▶ PROVIDED DATA

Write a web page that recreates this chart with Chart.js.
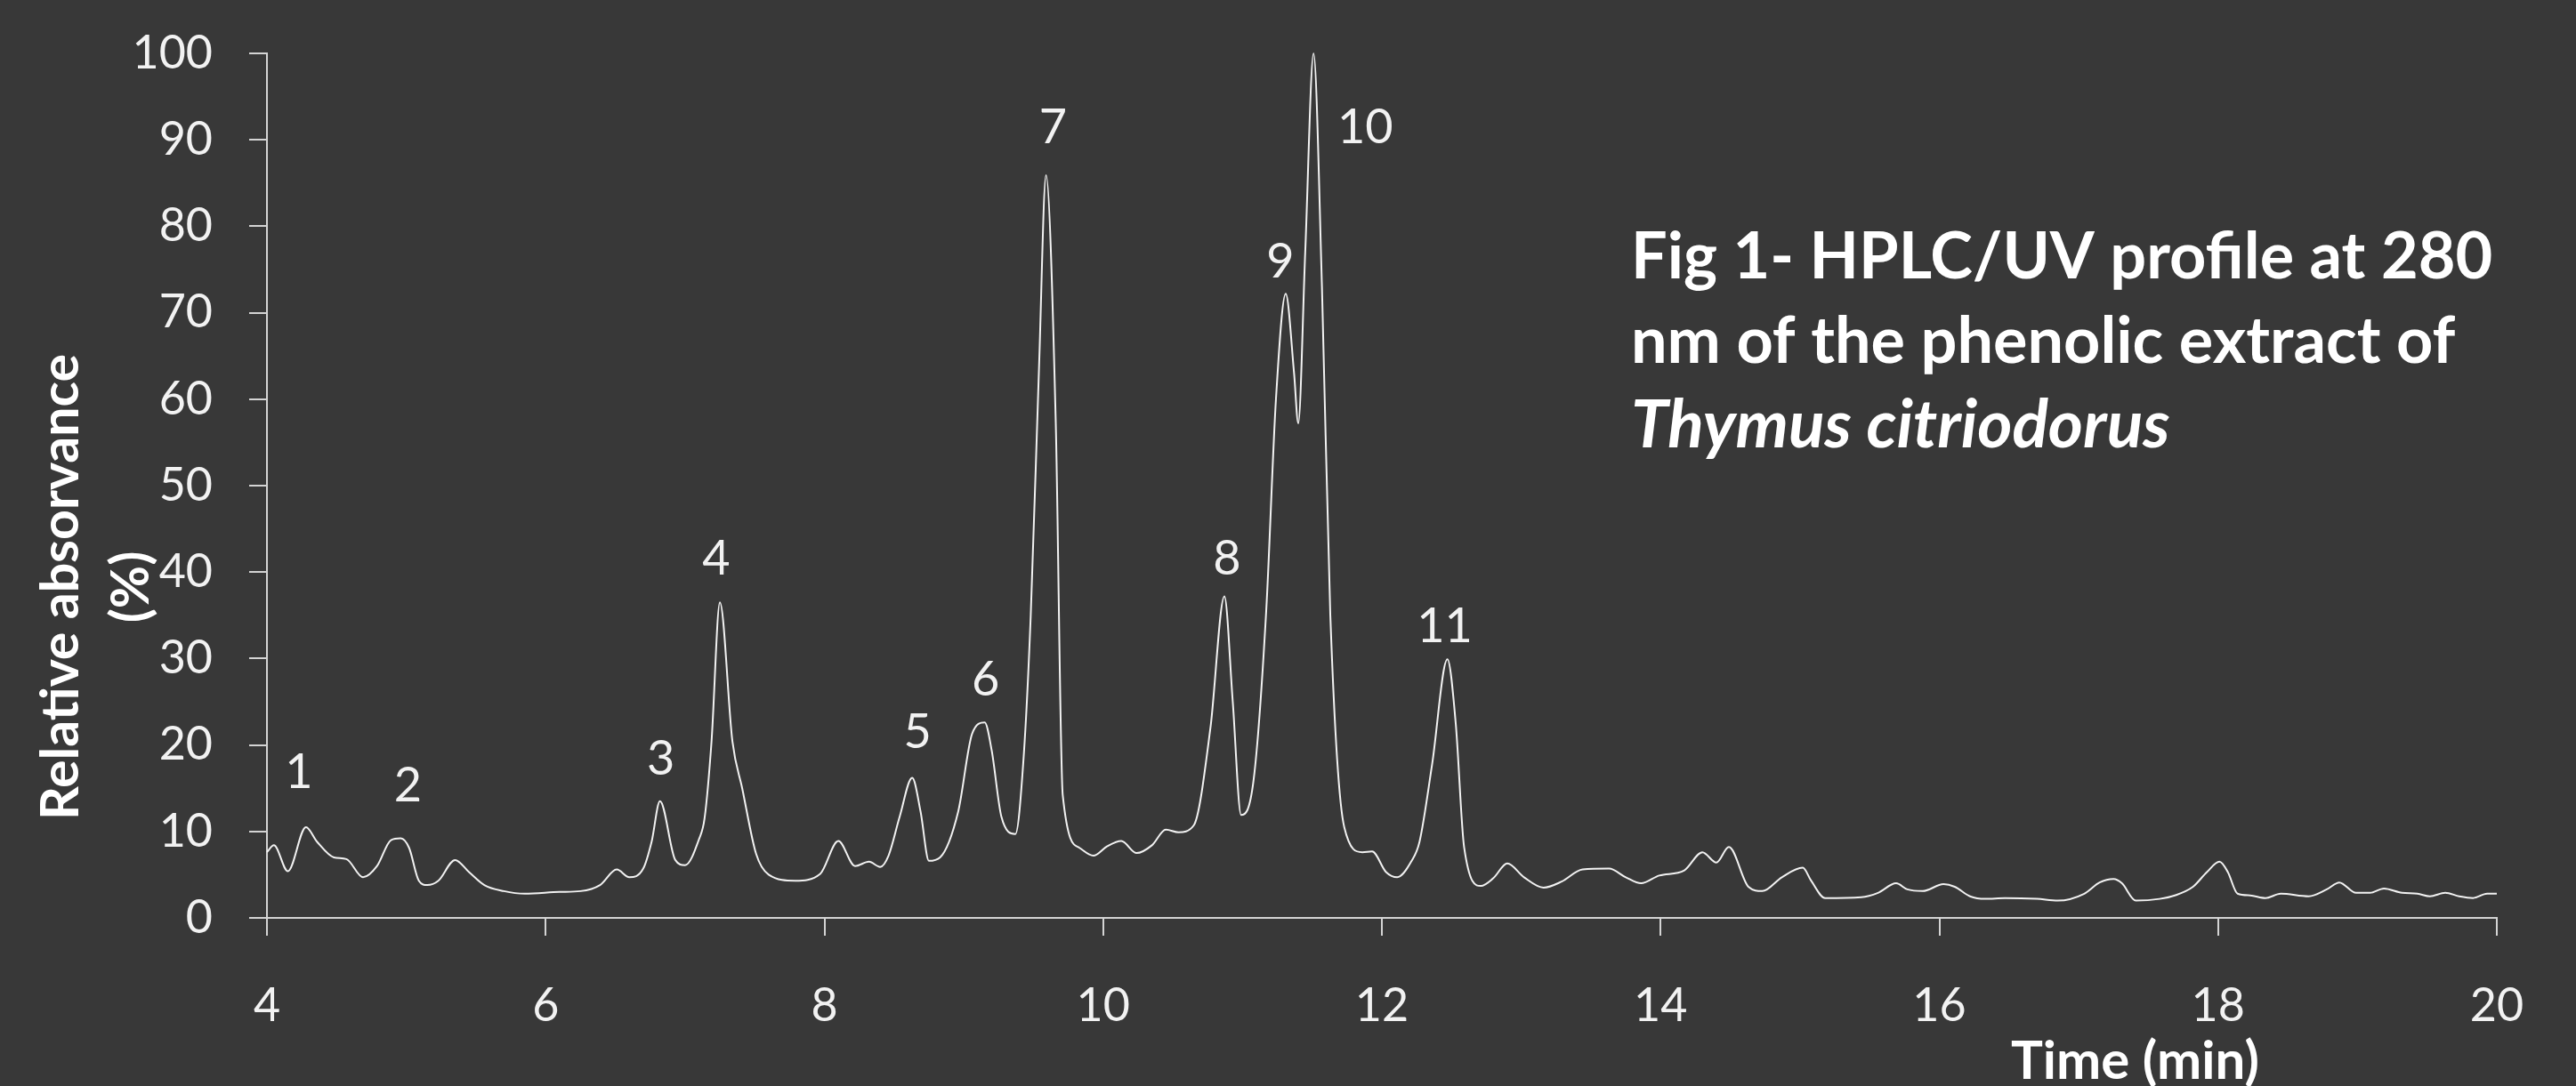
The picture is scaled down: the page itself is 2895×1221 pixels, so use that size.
<!DOCTYPE html>
<html>
<head>
<meta charset="utf-8">
<title>HPLC/UV profile</title>
<script src="https://cdn.jsdelivr.net/npm/chart.js@4.4.1/dist/chart.umd.min.js"></script>
<style>
  html, body { margin: 0; padding: 0; background: #383838; }
  #wrap { width: 2895px; height: 1221px; position: relative; }
</style>
</head>
<body>
<div id="wrap"><canvas id="hplcChart"></canvas></div>
<script>
// retention time (min) and relative absorbance (%)
const timeMin = [
  4.00, 4.05, 4.15, 4.28, 4.36, 4.48, 4.57, 4.69, 4.79, 4.89, 4.96, 5.02, 5.09, 5.15, 5.23, 5.35, 5.45, 5.56, 5.70, 5.85,
  6.10, 6.25, 6.39, 6.51, 6.60, 6.70, 6.76, 6.82, 6.93, 7.00, 7.10, 7.14, 7.19, 7.25, 7.34, 7.41, 7.51, 7.60, 7.79, 7.97,
  8.10, 8.22, 8.32, 8.40, 8.46, 8.54, 8.63, 8.69, 8.75, 8.83, 8.96, 9.06, 9.15, 9.20, 9.27, 9.37, 9.43, 9.48, 9.54, 9.59,
  9.66, 9.71, 9.83, 9.93, 10.03, 10.13, 10.24, 10.35, 10.45, 10.54, 10.65, 10.77, 10.87, 10.93, 10.99, 11.08, 11.17, 11.24, 11.31, 11.37,
  11.40, 11.45, 11.51, 11.57, 11.63, 11.73, 11.86, 11.93, 12.03, 12.11, 12.21, 12.27, 12.36, 12.47, 12.53, 12.59, 12.71, 12.80, 12.90, 13.02,
  13.16, 13.29, 13.44, 13.63, 13.75, 13.86, 13.99, 14.17, 14.30, 14.40, 14.49, 14.63, 14.73, 14.87, 15.02, 15.08, 15.18, 15.44, 15.56, 15.69,
  15.77, 15.88, 16.03, 16.11, 16.22, 16.33, 16.47, 16.70, 16.85, 17.04, 17.15, 17.25, 17.31, 17.41, 17.58, 17.69, 17.82, 17.92, 18.01, 18.07,
  18.14, 18.23, 18.34, 18.45, 18.65, 18.78, 18.87, 18.99, 19.09, 19.19, 19.32, 19.43, 19.52, 19.63, 19.73, 19.83, 19.93, 20.00
];
const absorbance = [
  7.6, 8.4, 5.4, 10.5, 8.8, 7.0, 6.8, 4.7, 6.0, 9.0, 9.2, 8.1, 4.3, 3.8, 4.3, 6.7, 5.3, 3.8, 3.1, 2.8,
  3.0, 3.1, 3.8, 5.6, 4.7, 5.7, 8.8, 13.5, 6.7, 6.1, 9.1, 11.5, 20.4, 36.5, 20.4, 15.0, 7.4, 5.0, 4.3, 5.1,
  8.9, 6.0, 6.5, 5.9, 7.2, 11.7, 16.2, 12.3, 6.6, 7.0, 12.3, 21.3, 22.6, 19.4, 11.7, 9.7, 18.7, 34.8, 63.7, 85.9,
  57.3, 14.2, 8.1, 7.2, 8.3, 8.9, 7.5, 8.4, 10.2, 9.9, 10.7, 22.0, 37.2, 25.0, 11.9, 16.0, 35.5, 60.0, 72.2, 63.0,
  57.2, 77.0, 100, 73.0, 35.0, 10.5, 7.6, 7.7, 5.3, 4.7, 6.5, 8.8, 17.7, 29.9, 22.5, 8.2, 3.7, 4.6, 6.3, 4.7,
  3.5, 4.2, 5.6, 5.7, 4.7, 4.0, 4.9, 5.5, 7.6, 6.4, 8.2, 3.6, 3.1, 4.7, 5.8, 4.3, 2.3, 2.4, 2.9, 4.0,
  3.3, 3.1, 3.9, 3.6, 2.5, 2.2, 2.3, 2.2, 2.0, 2.8, 4.1, 4.5, 4.0, 2.0, 2.2, 2.6, 3.6, 5.3, 6.5, 5.3,
  2.8, 2.6, 2.3, 2.8, 2.5, 3.3, 4.1, 2.9, 2.9, 3.4, 2.9, 2.8, 2.5, 2.9, 2.5, 2.3, 2.8, 2.8
];

// numbered peaks (apex time and height)
const peakNames = ['1', '2', '3', '4', '5', '6', '7', '8', '9', '10', '11'];
const peakTime = [4.28, 4.96, 6.82, 7.25, 8.63, 9.15, 9.59, 10.87, 11.31, 11.51, 12.47];
const peakHeight = [10.5, 9.2, 13.5, 36.5, 16.2, 22.6, 85.9, 37.2, 72.2, 100, 29.9];

const xTicks = [4, 6, 8, 10, 12, 14, 16, 18, 20];
const yTicks = [0, 10, 20, 30, 40, 50, 60, 70, 80, 90, 100];

const titleLines = ['Fig 1- HPLC/UV profile at 280', 'nm of the phenolic extract of', 'Thymus citriodorus'];
const yTitleLines = ['Relative absorvance', '(%)'];
const xTitle = 'Time (min)';

const fg = '#f2f2f2';
const axisColor = '#d4d4d4';

// pixel offsets of each peak number from its apex
const labelOffsets = [[-8, -61], [8, -59], [1, -47], [-4, -49], [6, -51], [1, -48], [8, -53], [3, -42], [-6, -36], [58, 84], [-3, -37]];

const annotations = {
  id: 'annotations',
  afterDatasetsDraw(chart) {
    const ctx = chart.ctx;
    const x = chart.scales.x;
    const y = chart.scales.y;
    ctx.save();
    ctx.fillStyle = fg;
    ctx.textAlign = 'center';
    ctx.textBaseline = 'middle';
    ctx.font = '54px Lato';
    peakNames.forEach((name, i) => {
      const px = x.getPixelForValue(peakTime[i]) + labelOffsets[i][0];
      const py = y.getPixelForValue(peakHeight[i]) + labelOffsets[i][1];
      ctx.fillText(name, px, py);
    });

    // figure title inside the plot
    ctx.fillStyle = '#ffffff';
    ctx.textAlign = 'left';
    ctx.textBaseline = 'alphabetic';
    titleLines.forEach((line, i) => {
      ctx.font = (i === 2 ? 'italic bold 75px Lato' : 'bold 72px Lato');
      ctx.fillText(line, 1833, 313 + i * 95);
    });

    // y axis title, two rotated lines
    ctx.save();
    ctx.translate(88, 660);
    ctx.rotate(-Math.PI / 2);
    ctx.textAlign = 'center';
    ctx.font = 'bold 59px Lato';
    yTitleLines.forEach((line, i) => ctx.fillText(line, 0, i * 79));
    ctx.restore();

    // x axis title
    ctx.font = 'bold 60px Lato';
    ctx.fillText(xTitle, 2260, 1213);
    ctx.restore();
  }
};

const hplcConfig = {
  type: 'line',
  data: {
    datasets: [{
      label: 'Absorbance 280 nm',
      data: timeMin.map((t, i) => ({ x: t, y: absorbance[i] })),
      borderColor: fg,
      borderWidth: 2,
      pointRadius: 0,
      fill: false,
      cubicInterpolationMode: 'monotone',
      clip: false
    }]
  },
  options: {
    responsive: true,
    maintainAspectRatio: false,
    animation: false,
    layout: {
      padding: { left: 0, top: 60, right: 89, bottom: 0 }
    },
    scales: {
      x: {
        type: 'linear',
        min: 4,
        max: 20,
        afterBuildTicks: (scale) => { scale.ticks = xTicks.map(v => ({ value: v })); },
        afterFit: (scale) => { scale.height = 189; },
        grid: { drawOnChartArea: false, drawTicks: true, tickLength: 20, color: axisColor, lineWidth: 2 },
        border: { color: axisColor, width: 2 },
        ticks: { color: fg, font: { family: 'Lato', size: 52 }, padding: 48, maxRotation: 0 }
      },
      y: {
        type: 'linear',
        min: 0,
        max: 100,
        afterBuildTicks: (scale) => { scale.ticks = yTicks.map(v => ({ value: v })); },
        afterFit: (scale) => { scale.width = 300; scale.paddingTop = 30; },
        grid: { drawOnChartArea: false, drawTicks: true, tickLength: 20, color: axisColor, lineWidth: 2 },
        border: { color: axisColor, width: 2 },
        ticks: { color: fg, font: { family: 'Lato', size: 52 }, padding: 41 }
      }
    },
    plugins: {
      legend: { display: false },
      tooltip: { enabled: false }
    }
  },
  plugins: [annotations]
};

const hplcChart = new Chart(document.getElementById('hplcChart'), hplcConfig);
</script>
</body>
</html>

▶ GIVEN PROBLEM
In the material above, find each line that contains the word "size", and select it.

▶ TASK ANSWER
The picture is scaled down: the page itself is 2895×1221 pixels, so use that size.
        ticks: { color: fg, font: { family: 'Lato', size: 52 }, padding: 48, maxRotation: 0 }
        ticks: { color: fg, font: { family: 'Lato', size: 52 }, padding: 41 }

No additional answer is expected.